Intervention de Patrick Bouet

Réunion du jeudi 16 juillet 2020 à 11h30
Mission d'information sur l'impact, la gestion et les conséquences dans toutes ses dimensions de l'épidémie de coronavirus-covid 19 en france

Patrick Bouet, président du Conseil national de l'ordre des médecins (CNOM) :

Auparavant, les gens entraient en maison de retraite et passaient ensuite dans un système de moyen ou de long séjour à l'hôpital, voire en établissement spécialisé. Désormais, ces établissements accueillent des personnes avec des besoins de santé différents, tout en gardant leur spécificité : ce sont des lieux de vie, dans lesquels il n'y a pas de système de soins permanent. C'est toute la complexité de l'EHPAD, qui a fait sortir le médecin traitant mais essaye de le faire revenir en contractualisant, avec une équipe infirmière que l'on n'arrive pas à employer, et avec une population vieillissante dont les problèmes de santé s'aggravent. Dans le même temps, les EHPAD se sont éloignés des établissements hospitaliers, alors que les maisons de retraite étaient souvent proches des hôpitaux.

La configuration future de l'EHPAD reposera-t-elle sur plusieurs secteurs d'activité ? Certains pourraient n'être qu'un lieu d'hébergement, tandis que d'autres pourraient devenir un lieu de production de soins, dans le cadre d'un parcours de soins coordonnés. Dès lors, faut-il concevoir un EHPAD à formes diverses ? Ce n'est qu'une ébauche de réflexion parce que les EHPAD sont polymorphes : ils peuvent dépendre de municipalités, d'établissements privés… Il est peut-être temps d'encadrer ce dispositif. Au moment où Xavier Bertrand a pris le décret imposant au médecin traitant de contractualiser avec le directeur de l'EHPAD, on n'a pas mesuré que, vingt ans plus tard, seuls 10 % des personnes hébergées auraient encore un médecin traitant extérieur, ni que leurs besoins de suivi médical iraient crescendo.
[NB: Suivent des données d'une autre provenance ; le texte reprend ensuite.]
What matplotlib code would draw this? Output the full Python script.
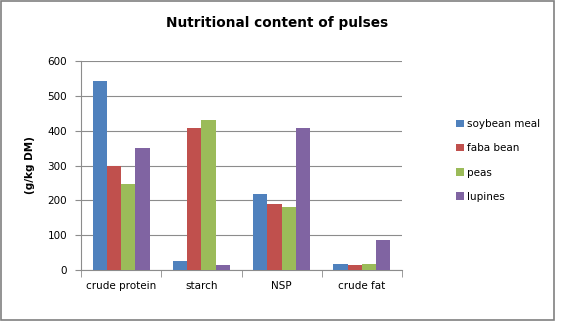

L'EHPAD a été au cœur des questions soulevées par cette crise épidémique, et qui se poseront encore parce qu'il faudra probablement gérer en même temps le covid-19 et la grippe. Il ne peut pas rester dans cette forme chimérique, dépourvu de moyens de prise en charge en matière de santé. Si le numérique, et notamment la télémédecine, aide énormément, il ne peut pas tout compenser. Depuis la création des EHPAD, les médecins coordonnateurs sont quasiment devenus des chefs de service d'unités de soins, alors que celles-ci n'existent pas en EHPAD ! Nous aimerions qu'avec les médecins traitants, les acteurs de territoire et les hôpitaux locaux de proximité dans un bassin de vie, ils organisent l'intervention dans le cadre du parcours de soins. C'est un autre débat, mais il sera prégnant dans les mois et années qui viennent.

Concernant la vaccination contre la grippe, nous avions pris position il y a quatre ans en faveur d'une obligation pour tous les professionnels de santé – cela avait soulevé un certain émoi mais il n'est pas impossible que les ordres s'expriment à nouveau de la même façon dans les jours qui viennent – et pour toute personne entrant dans un EHPAD, afin de protéger la collectivité.